→ PROBLEM TO WORK ON
Write out the opening lines of the data word for word, up to and including the line with "from bokeh.resources import INLINE", and leave every picture and every later line out.

→ RAW DATA
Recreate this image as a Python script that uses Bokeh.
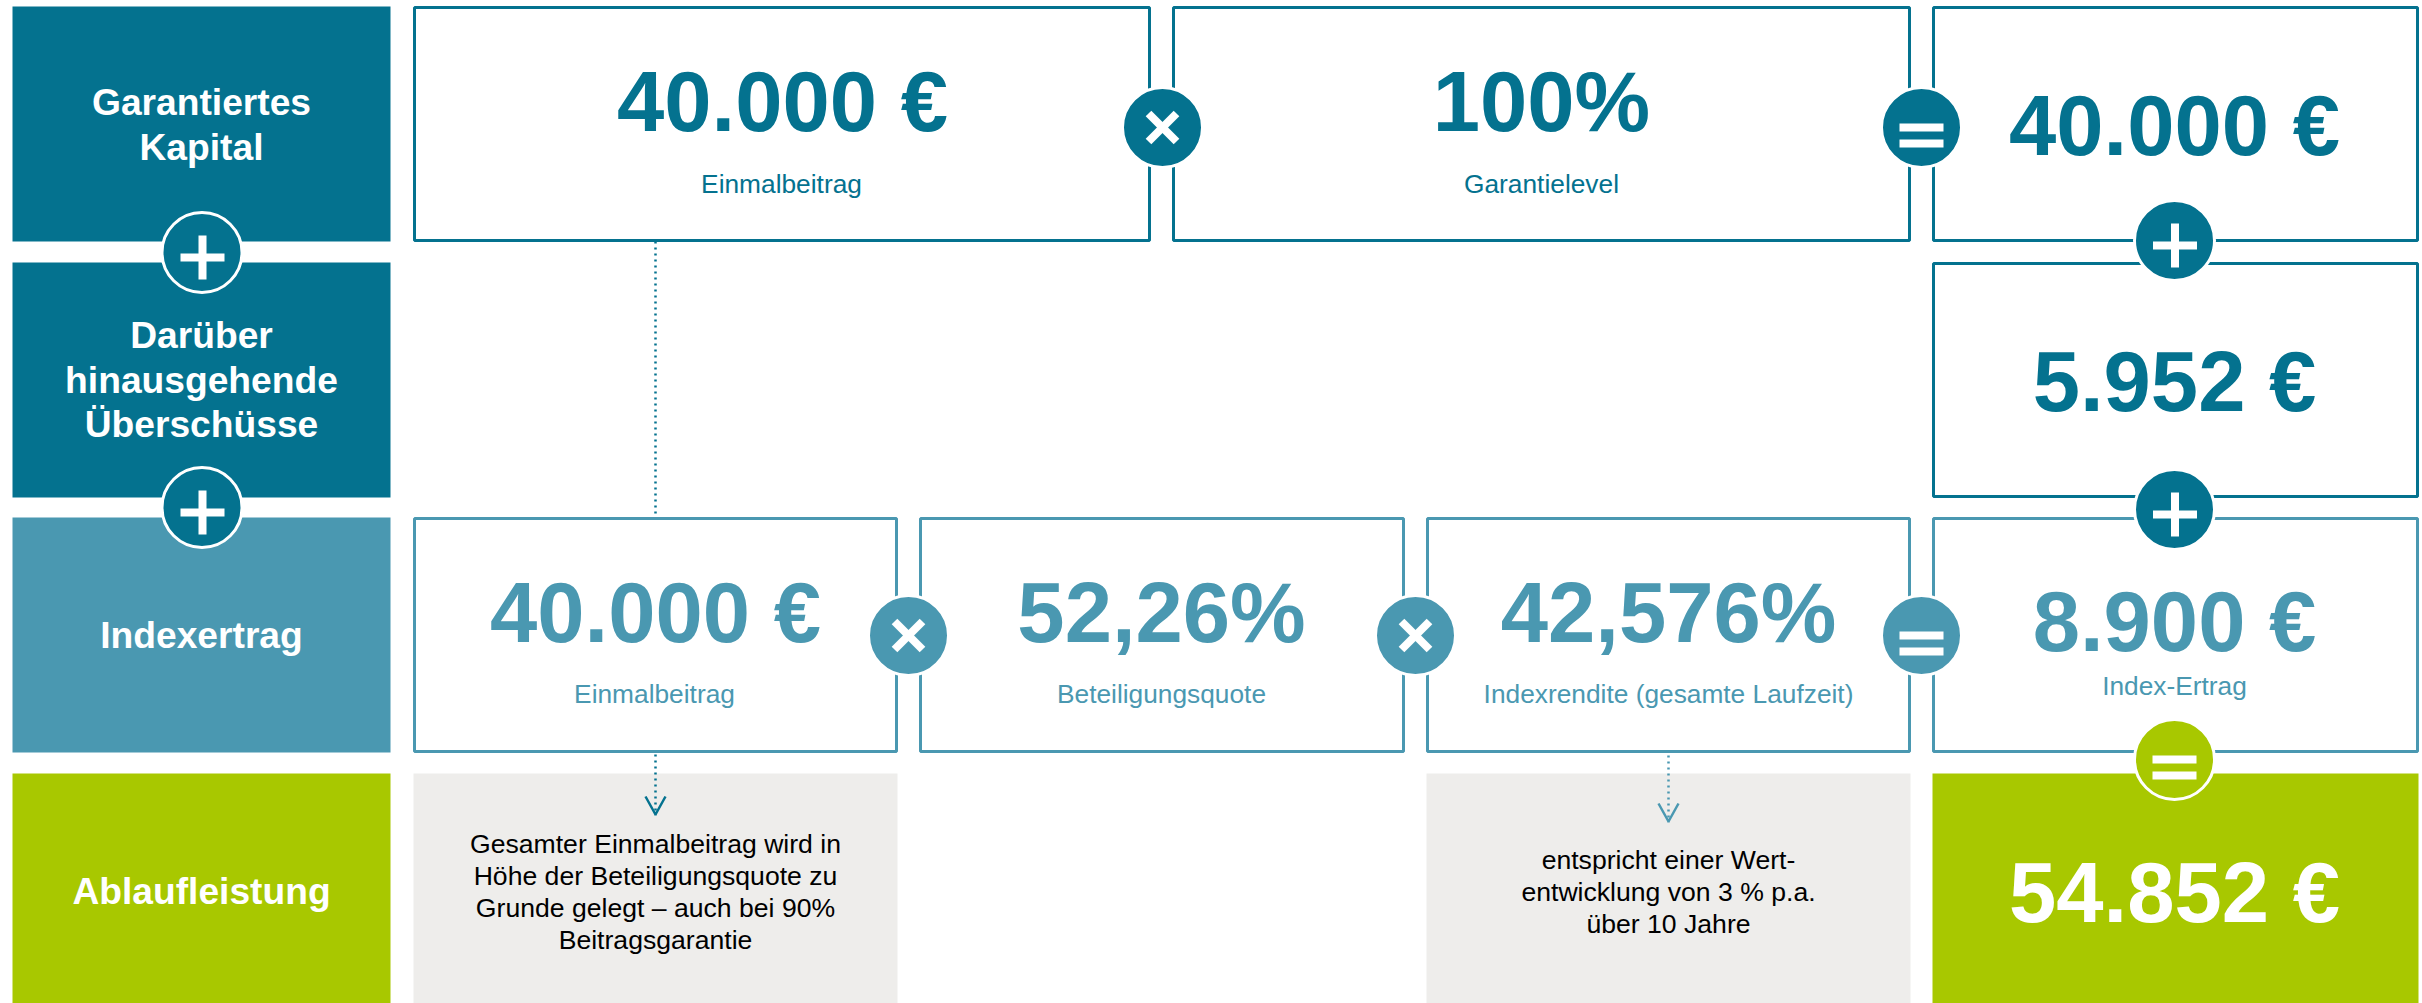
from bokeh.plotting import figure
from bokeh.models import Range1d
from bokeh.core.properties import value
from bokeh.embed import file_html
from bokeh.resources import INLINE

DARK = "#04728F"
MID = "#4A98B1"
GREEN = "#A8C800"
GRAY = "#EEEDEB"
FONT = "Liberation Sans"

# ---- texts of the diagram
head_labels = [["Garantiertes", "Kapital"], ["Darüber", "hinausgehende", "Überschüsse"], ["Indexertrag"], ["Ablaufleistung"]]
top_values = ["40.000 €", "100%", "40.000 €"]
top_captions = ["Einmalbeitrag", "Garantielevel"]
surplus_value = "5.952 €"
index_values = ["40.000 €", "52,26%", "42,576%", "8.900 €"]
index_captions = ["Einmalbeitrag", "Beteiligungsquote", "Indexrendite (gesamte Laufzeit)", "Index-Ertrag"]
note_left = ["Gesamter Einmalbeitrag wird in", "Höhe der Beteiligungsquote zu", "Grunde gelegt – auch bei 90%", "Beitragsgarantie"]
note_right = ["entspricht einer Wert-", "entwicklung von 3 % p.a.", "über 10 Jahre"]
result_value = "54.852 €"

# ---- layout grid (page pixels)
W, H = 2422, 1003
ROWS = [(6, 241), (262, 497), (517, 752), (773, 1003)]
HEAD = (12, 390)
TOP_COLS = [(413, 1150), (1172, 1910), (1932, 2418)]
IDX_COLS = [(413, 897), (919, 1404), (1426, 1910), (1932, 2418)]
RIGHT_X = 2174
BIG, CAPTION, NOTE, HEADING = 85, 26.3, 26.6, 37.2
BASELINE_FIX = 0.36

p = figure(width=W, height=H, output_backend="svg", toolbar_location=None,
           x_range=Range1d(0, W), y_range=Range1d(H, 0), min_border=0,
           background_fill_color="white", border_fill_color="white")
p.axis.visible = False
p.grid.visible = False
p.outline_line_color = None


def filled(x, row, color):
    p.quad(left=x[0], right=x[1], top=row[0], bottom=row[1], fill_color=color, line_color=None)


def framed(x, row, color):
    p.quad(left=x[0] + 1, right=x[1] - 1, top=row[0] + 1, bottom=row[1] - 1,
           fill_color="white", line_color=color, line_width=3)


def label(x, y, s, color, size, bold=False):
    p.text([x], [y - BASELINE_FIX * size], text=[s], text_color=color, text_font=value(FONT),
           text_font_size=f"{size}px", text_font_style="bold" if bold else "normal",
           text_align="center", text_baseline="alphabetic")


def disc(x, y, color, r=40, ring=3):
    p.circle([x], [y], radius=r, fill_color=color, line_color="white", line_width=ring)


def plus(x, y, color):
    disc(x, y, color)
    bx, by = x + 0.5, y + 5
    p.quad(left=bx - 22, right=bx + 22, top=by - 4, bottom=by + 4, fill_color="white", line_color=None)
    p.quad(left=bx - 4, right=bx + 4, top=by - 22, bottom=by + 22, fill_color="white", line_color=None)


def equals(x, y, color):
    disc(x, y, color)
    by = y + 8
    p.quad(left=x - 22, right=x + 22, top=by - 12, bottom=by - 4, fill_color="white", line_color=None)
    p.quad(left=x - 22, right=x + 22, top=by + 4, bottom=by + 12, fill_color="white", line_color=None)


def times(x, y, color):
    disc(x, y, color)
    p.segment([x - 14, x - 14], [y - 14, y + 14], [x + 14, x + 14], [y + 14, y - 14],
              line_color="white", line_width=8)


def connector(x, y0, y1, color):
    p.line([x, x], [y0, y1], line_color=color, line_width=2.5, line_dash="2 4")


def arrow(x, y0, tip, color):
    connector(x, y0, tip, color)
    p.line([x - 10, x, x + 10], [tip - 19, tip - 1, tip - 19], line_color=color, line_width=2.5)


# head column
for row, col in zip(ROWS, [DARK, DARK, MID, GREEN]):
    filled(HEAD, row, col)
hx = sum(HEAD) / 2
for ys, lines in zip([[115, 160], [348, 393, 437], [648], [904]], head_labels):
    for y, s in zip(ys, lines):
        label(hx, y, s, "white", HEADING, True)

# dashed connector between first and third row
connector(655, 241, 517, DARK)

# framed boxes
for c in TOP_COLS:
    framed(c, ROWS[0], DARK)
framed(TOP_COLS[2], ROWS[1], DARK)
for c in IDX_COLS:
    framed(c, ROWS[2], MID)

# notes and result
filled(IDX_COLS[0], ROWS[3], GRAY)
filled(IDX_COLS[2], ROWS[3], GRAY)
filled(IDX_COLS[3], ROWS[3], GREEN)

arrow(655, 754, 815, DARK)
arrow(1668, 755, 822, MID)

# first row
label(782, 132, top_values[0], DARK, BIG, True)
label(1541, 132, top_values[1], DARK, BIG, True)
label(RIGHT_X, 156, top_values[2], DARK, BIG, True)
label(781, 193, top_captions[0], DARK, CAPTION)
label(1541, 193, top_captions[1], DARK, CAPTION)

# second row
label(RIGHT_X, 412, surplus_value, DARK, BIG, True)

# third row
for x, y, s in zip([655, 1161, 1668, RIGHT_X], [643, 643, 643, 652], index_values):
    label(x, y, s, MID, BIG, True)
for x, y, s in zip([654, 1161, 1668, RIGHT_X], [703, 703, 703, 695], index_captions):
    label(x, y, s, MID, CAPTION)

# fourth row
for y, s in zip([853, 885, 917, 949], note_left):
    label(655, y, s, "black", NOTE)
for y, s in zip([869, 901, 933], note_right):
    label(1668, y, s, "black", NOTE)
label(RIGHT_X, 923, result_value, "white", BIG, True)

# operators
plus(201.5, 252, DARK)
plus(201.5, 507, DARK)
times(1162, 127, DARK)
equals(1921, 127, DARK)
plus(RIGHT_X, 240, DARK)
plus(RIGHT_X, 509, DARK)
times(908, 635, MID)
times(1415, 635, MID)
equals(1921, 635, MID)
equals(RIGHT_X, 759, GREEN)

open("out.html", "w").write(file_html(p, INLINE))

→ THE ANSWER
Recreate this image as a Python script that uses Bokeh.
from bokeh.plotting import figure
from bokeh.models import Range1d
from bokeh.core.properties import value
from bokeh.embed import file_html
from bokeh.resources import INLINE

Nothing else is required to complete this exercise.